I was going up from the school canteen, desperately searching for Internet. I needed to fulfill some meaningless task: paying a bill, booking a restaurant, I forget. It was one of those hectic inter-trip days filled with boring classes and droning itinerary-planning that take away from the pleasures of exchange. I was hardly calm. It was hardly serene. The skimpy Internet finally showed up as I climbed to the third floor.
I might have been expecting an email, but I received the one I didn't want. I re-read it another time and double-checked the sender. It was a one-liner, like a caption of a cartoon: unexpected, thought-provoking, offensive. It said so much yet so little. It raised more questions than it answered. I reserved my emotions.
Anyone familiar with these types of ailments will know the number matters. What stage, what grade. One in a thousand, apparently, but that wasn't the probability I wanted to know. I quickly called her and was met with an overriding nonchalance I took to be a sign of gravity, of dealing with the situation. It would have been easy to blame the system which seemed to have missed the signs years ago, but even with that there was restraint. I myself settled on clear-headedness until the numbers were known. There is no point despairing over the unknowable.

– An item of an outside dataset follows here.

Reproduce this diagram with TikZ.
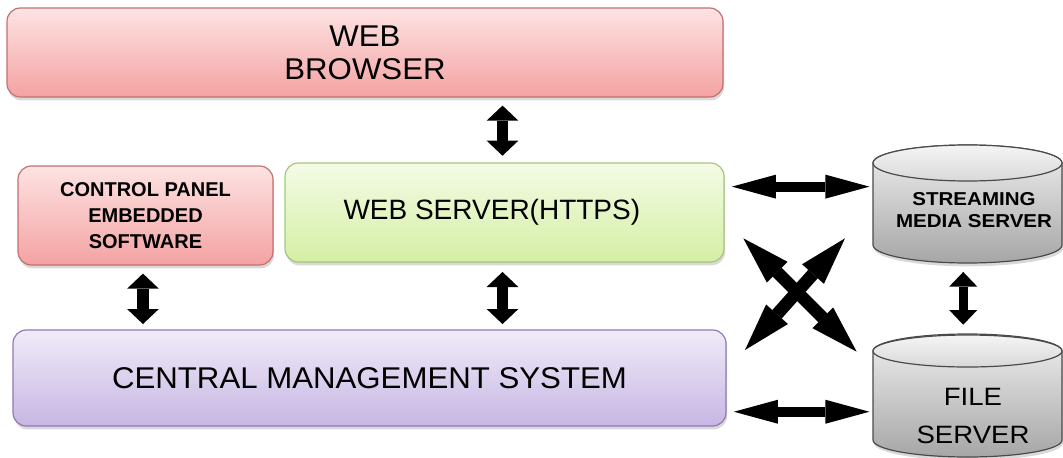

For the entire time, messages like "Hi David" scared me to death. I took refuge in silence, of unknowing. Breaking it was facing the truth, like a ringing phone after an interview. The false alarms are so foreboding.
One such conversation was grave. An instruction from him to oblige any of her phone calls. I read the tea-leaves correctly. They thought it had spread, according to a scan; the number then would be 4. I started thinking about the Obit, like the finale of The Economist. It might have read like this article.
But I didn't start writing. It was a false alarm.
Now, risks of recourse seem low. This is my exceedingly composed reaction to trauma. It is composed because of my characteristically blunt approach to life: people die. The discount rate in life is much too high to spend it doing things as means to ends. Long-term goals are overrated because you might not be alive.